Il superspaghettone “Carbonara di mare” è un primo piatto talmente famoso di Giulio Terrinoni che proprio non si poteva non provare, il connubio di sapori è perfetto, la bottarga dona la sapidità agli spaghetti e in bocca con una consistenza pazzesca replica proprio quella di un guanciale croccante. La tecnica per realizzare così la bottarga che notoriamente non deve essere troppo scaldata per metterla nel piatto, è complicata, mi viene spiegato, e necessita di molta cura. Il risultato è un piatto che non si dimentica per i suoi profumi marini e per il gusto che ti riporta davvero all’idea della carbonara.
Nel secondo piatto di pesce infine si vede tutta la tecnica e anche il “vero”concetto che ispira sempre la cucina di questo chef: piatti di mare ma senza sprechi, infatti al pescato del giorno vengono affiancati 2 assaggi più piccoli ma estremamente gustosi di quinto quanto di pesce. Il primo è una battuta di interiora servita con maionese, invece l’altro è un fegatino di pesce servito con crostino di pane a riportare l’idea del classico toscano.
Invece il piatto principale era accompagnato da carciofo e salsa alle vongole, la pelle croccante replicava l’idea del pesce arrosto alla griglia. Un piatto eseguito perfettamente ma il fatto che fosse accompagnato dal quinto quarto secondo me è stato davvero il plus della portata sia come concetto sia come gusto.

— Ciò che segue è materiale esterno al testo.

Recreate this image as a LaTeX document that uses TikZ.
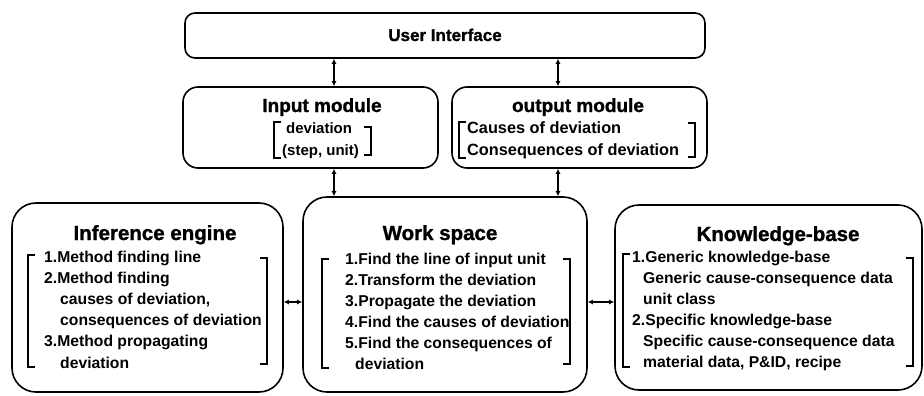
\documentclass[tikz,border=0pt]{standalone}
\usepackage{fontspec}
\setmainfont{Liberation Sans}
\newfontfamily\heavyfont[FakeBold=1.2]{Liberation Sans Bold}
\usetikzlibrary{arrows.meta}
\begin{document}
\begin{tikzpicture}[x=1pt,y=-1pt,
  box/.style={draw, line width=1.6pt, rounded corners=#1, inner sep=0pt},
  bigtitle/.style={anchor=base, inner sep=0pt, font=\fontsize{20.5}{24}\heavyfont},
  modtitle/.style={anchor=base, inner sep=0pt, font=\fontsize{19}{22}\heavyfont},
  uititle/.style={anchor=base, inner sep=0pt, font=\fontsize{17}{20}\heavyfont},
  item/.style={anchor=base west, inner sep=0pt, font=\fontsize{15.7}{21}\selectfont\bfseries},
  oitem/.style={anchor=base west, inner sep=0pt, font=\fontsize{16.3}{21}\selectfont\bfseries},
  iitem/.style={anchor=base west, inner sep=0pt, font=\fontsize{15}{18}\selectfont\bfseries},
  brk/.style={line width=1.3pt},
  conn/.style={line width=1.6pt, {Latex[length=5pt,width=5pt]}-{Latex[length=5pt,width=5pt]}}]
\useasboundingbox (0,0) rectangle (924,396);
\fill[white] (0,0) rectangle (924,396);

% boxes
\node[box=10, minimum width=520pt, minimum height=45pt] (ui) at (445,35.5) {};
\node[box=15, minimum width=255pt, minimum height=81pt] (im) at (310.5,127.5) {};
\node[box=15, minimum width=255pt, minimum height=81pt] (om) at (579.5,127.5) {};
\node[box=24, minimum width=271pt, minimum height=189pt] (ie) at (147.5,297.5) {};
\node[box=24, minimum width=284pt, minimum height=195pt] (ws) at (445,294.5) {};
\node[box=24, minimum width=307pt, minimum height=185pt] (kb) at (768.5,297.5) {};

% titles
\node[uititle] (uit) at (445,41) {User Interface};
\node[modtitle] (imt) at (322,112) {Input module};
\node[modtitle] (omt) at (578,112) {output module};
\node[bigtitle] (iet) at (155,240) {Inference engine};
\node[bigtitle] (wst) at (440,240) {Work space};
\node[bigtitle] (kbt) at (778,241) {Knowledge-base};

% input module contents
\node[iitem] (im1) at (286,133) {deviation};
\node[iitem] (im2) at (282,155) {(step, unit)};
\draw[brk] (281,122) -- (274,122) -- (274,158) -- (281,158);
\draw[brk] (364,127) -- (371,127) -- (371,155) -- (364,155);

% output module contents
\node[oitem] (om1) at (467,133) {Causes of deviation};
\node[oitem] (om2) at (467,155) {Consequences of deviation};
\draw[brk] (466,122) -- (459,122) -- (459,158) -- (466,158);
\draw[brk] (688,123) -- (695,123) -- (695,157) -- (688,157);

% inference engine contents
\node[item] (ie1) at (44,262) {1.Method finding line};
\node[item] (ie2) at (44,283.2) {2.Method finding};
\node[item] (ie3) at (60,304.4) {causes of deviation,};
\node[item] (ie4) at (60,325.6) {consequences of deviation};
\node[item] (ie5) at (44,346.8) {3.Method propagating};
\node[item] (ie6) at (60,368) {deviation};
\draw[brk] (35,255) -- (28,255) -- (28,367) -- (35,367);
\draw[brk] (260,258) -- (267,258) -- (267,364) -- (260,364);

% work space contents
\node[item] (ws1) at (345,264) {1.Find the line of input unit};
\node[item] (ws2) at (345,285) {2.Transform the deviation};
\node[item] (ws3) at (345,306) {3.Propagate the deviation};
\node[item] (ws4) at (345,327) {4.Find the causes of deviation};
\node[item] (ws5) at (345,348) {5.Find the consequences of};
\node[item] (ws6) at (355,369) {deviation};
\draw[brk] (329,259) -- (322,259) -- (322,368) -- (329,368);
\draw[brk] (563,259) -- (570,259) -- (570,364) -- (563,364);

% knowledge-base contents
\node[item] (kb1) at (632,262) {1.Generic knowledge-base};
\node[item] (kb2) at (643,283) {Generic cause-consequence data};
\node[item] (kb3) at (643,304) {unit class};
\node[item] (kb4) at (632,325) {2.Specific knowledge-base};
\node[item] (kb5) at (643,346) {Specific cause-consequence data};
\node[item] (kb6) at (643,367) {material data, P\&ID, recipe};
\draw[brk] (630,254) -- (623,254) -- (623,367) -- (630,367);
\draw[brk] (906,258) -- (913,258) -- (913,366) -- (906,366);

% connectors
\coordinate (cl) at (334,0);
\coordinate (cr) at (558,0);
\coordinate (ch) at (0,302);
\draw[conn] (ui.south -| cl) -- (im.north -| cl);
\draw[conn] (ui.south -| cr) -- (om.north -| cr);
\draw[conn] (im.south -| cl) -- (ws.north -| cl);
\draw[conn] (om.south -| cr) -- (ws.north -| cr);
\draw[conn] (ie.east |- ch) -- (ws.west |- ch);
\draw[conn] (ws.east |- ch) -- (kb.west |- ch);
\end{tikzpicture}
\end{document}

La parte del dolce della cena è stata un’altra bella esperienza, pre-desset molto rinfrescante, dolce con lamponi e cioccolato giocato tutti sui contrasti e sulle diverse consistenze e infine la piccola pasticcieria: piccoli bignè e cannoli in perfetta tradizione italiana.
La carta dei vini è ricchissima con bottiglie rare ed importanti, noi abbiamo accompagnato il tutto con uno champagne Bollinger, ma con una carta del genere ci si può sbizzarrire. Il locale ha un arredo minimale, tavoli scuri senza tovaglie, ma servizio amichevole non ingessato, lo staff giovane rende tutto molto “friendly” senza eccessivi formalismi, il che non guasta, soprattuto quando sono piatti e la proposta ad essere la cosa più importante dell’esperienza. Luci posizionate sopra il tavolo infatti tendono a ribadire esattamente questo concetto.
Il menù cambia in base alle stagioni, tranne alcuni grandi classici che sono fissi, ma gli antipasti variano di frequente per questo è bello tornare più volte. Io invece la prossima volta voglio andare per provare le tapas del pranzo però! Chi viene con me?